My Lords, I will speak to Motion N1 in my name. In doing so, I express my gratitude to the noble Lords, Lord Young of Cookham, Lord Blunkett and Lord Stunell, who put their names to a similar amendment on Report. I also express my gratitude to the noble Earl, Lord Howe, and the noble Baroness, Lady Scott of Bybrook, with whom I think I have had three meetings over the last few months to discuss all this. They were extremely courteous but, in the end, we did not manage to reach any agreement.
The original amendment that noble Lords supported on Report was that there would be a duty on the Secretary of State—to put it in shorthand—to ensure that all new homes and neighbourhoods promoted health, safety and well-being, and set out some principles about what this meant. In response to what the House of Commons voted on and the advice I had from the noble Earl, Lord Howe, I have taken out the principles in putting this forward and left instead the duty on the Secretary of State to ensure that the planning and regulation of the built environment should promote health and well-being. It is a very simple, straightforward point in its way, and it leaves the Secretary of State complete discretion as to when they bring this into effect and as to precisely what principles they work for in doing that. However, my point is simply that this is nowhere in planning, and the idea that the built environment should not in some way promote health, safety and well-being seems extraordinary. It is equally extraordinary that in this entire levelling-up Bill there is no reference to the climate crisis, as we have just heard, or indeed to the public health crisis, which I think we are all familiar with. This is an attempt to put health and well-being at the centre of planning.
In response to that, the Government have said three things. First, in the formal minute, they said that this breached the financial privilege of the Commons. That is entirely up to the Commons to decide. I subsequently reduced and removed the principles that I saw as perhaps the area the Commons thought breached that privilege.
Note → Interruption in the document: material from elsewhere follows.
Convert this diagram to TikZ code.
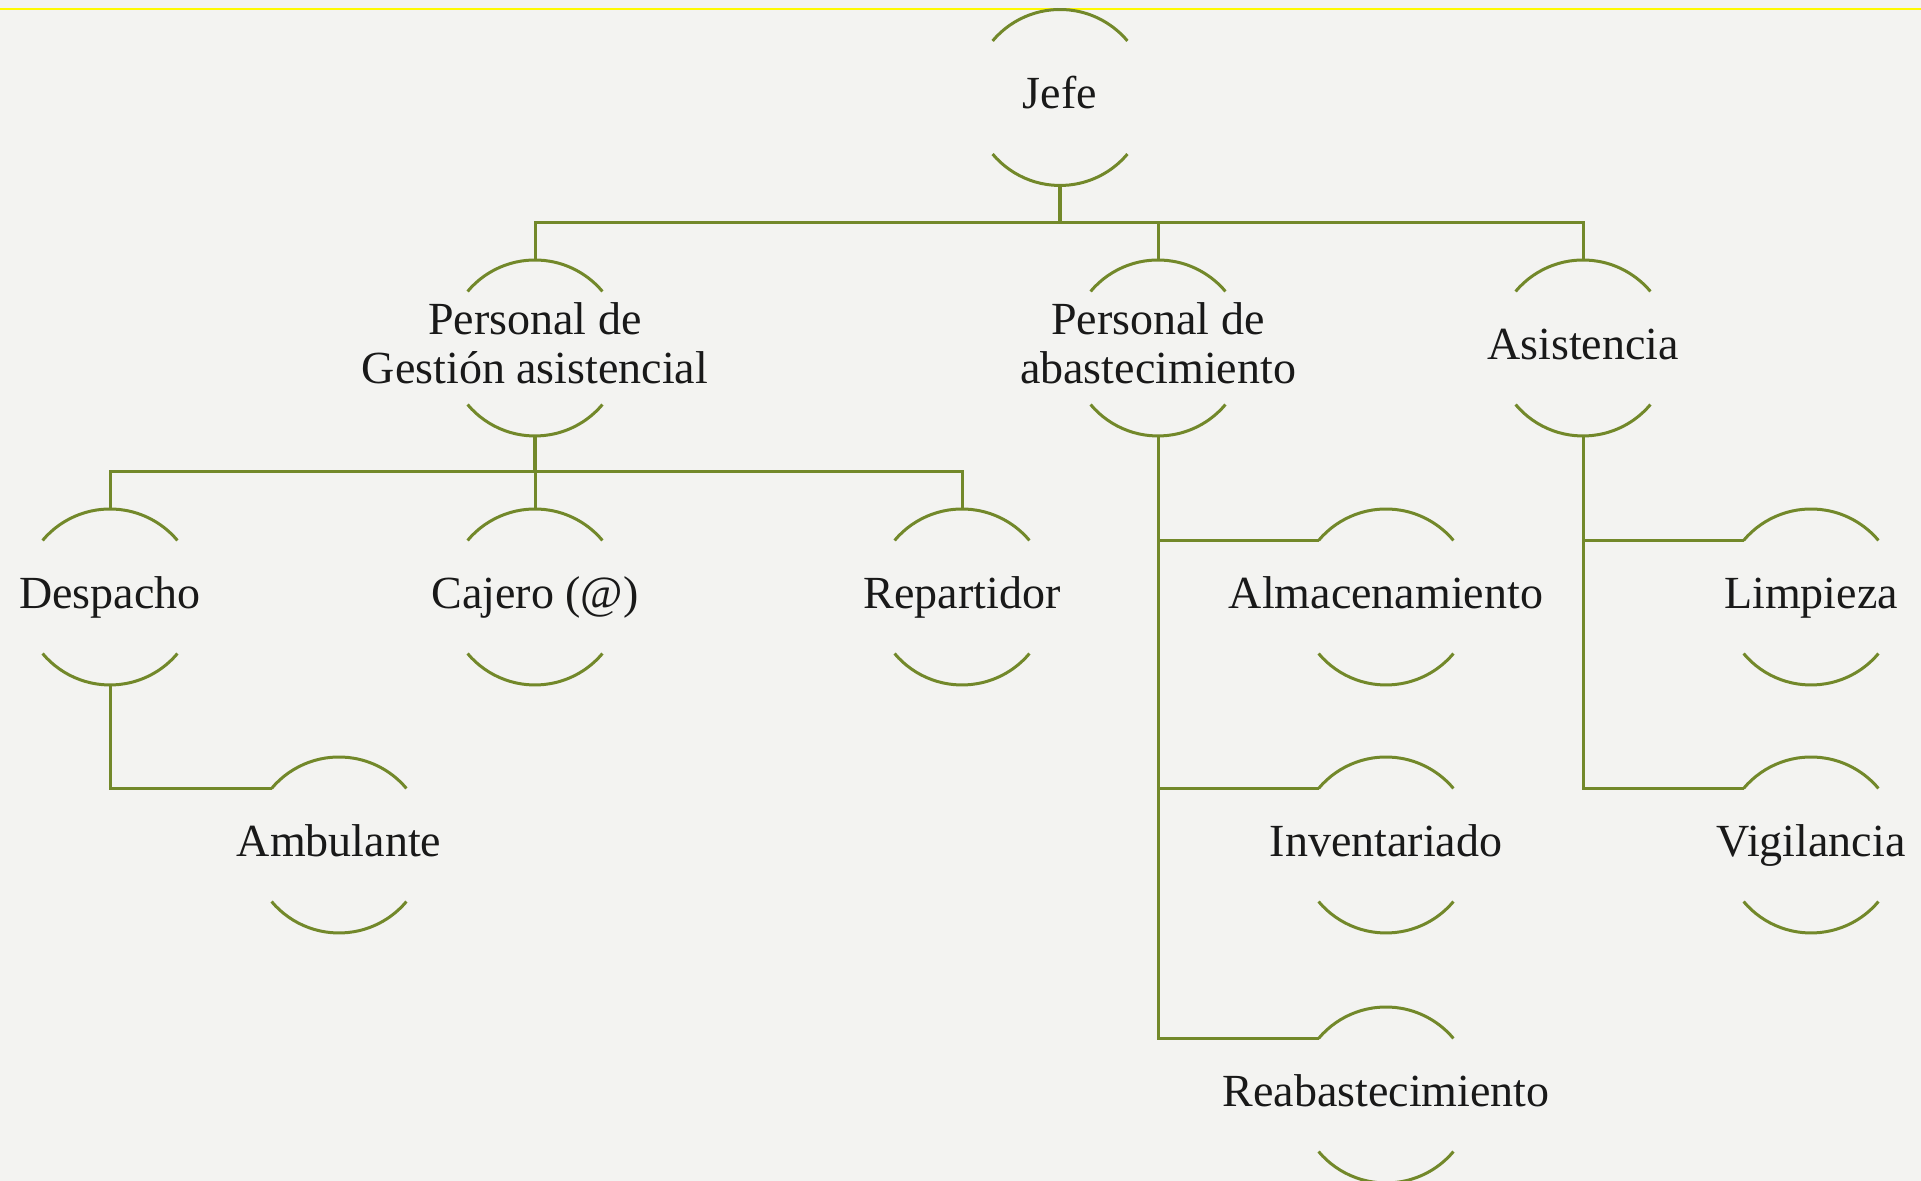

I understand from the noble Earl that the clerks still consider that it breaches privilege, but that is for the Commons to decide; they can still debate it and, if they choose, put it to one side and record the fact in something called “the journal”, in taking it forward. However, as I will say in a moment, building poor housing is a false economy.
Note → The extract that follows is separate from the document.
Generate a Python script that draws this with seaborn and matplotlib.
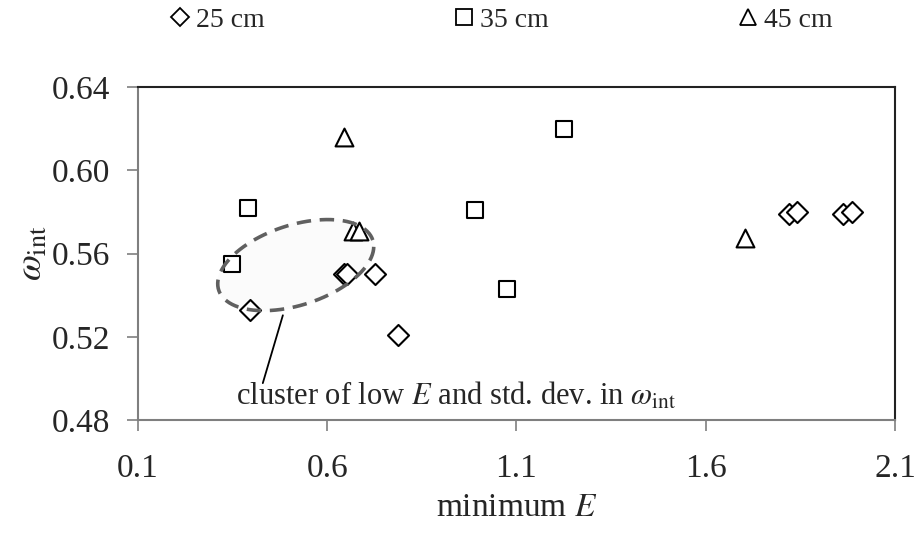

The second point the Minister made was that much of what was in the original amendments was covered by other policy. That is entirely true, and I entirely respect the fact that the noble Earl and the Government want to improve the quality of homes and housing. However, it is important that we have some legislation around that and not just policy; nor does that put health and well-being at the heart of the policy. Most of it is not mandatory, and none ensures that health and well-being are fundamental to creating healthy homes and neighbourhoods.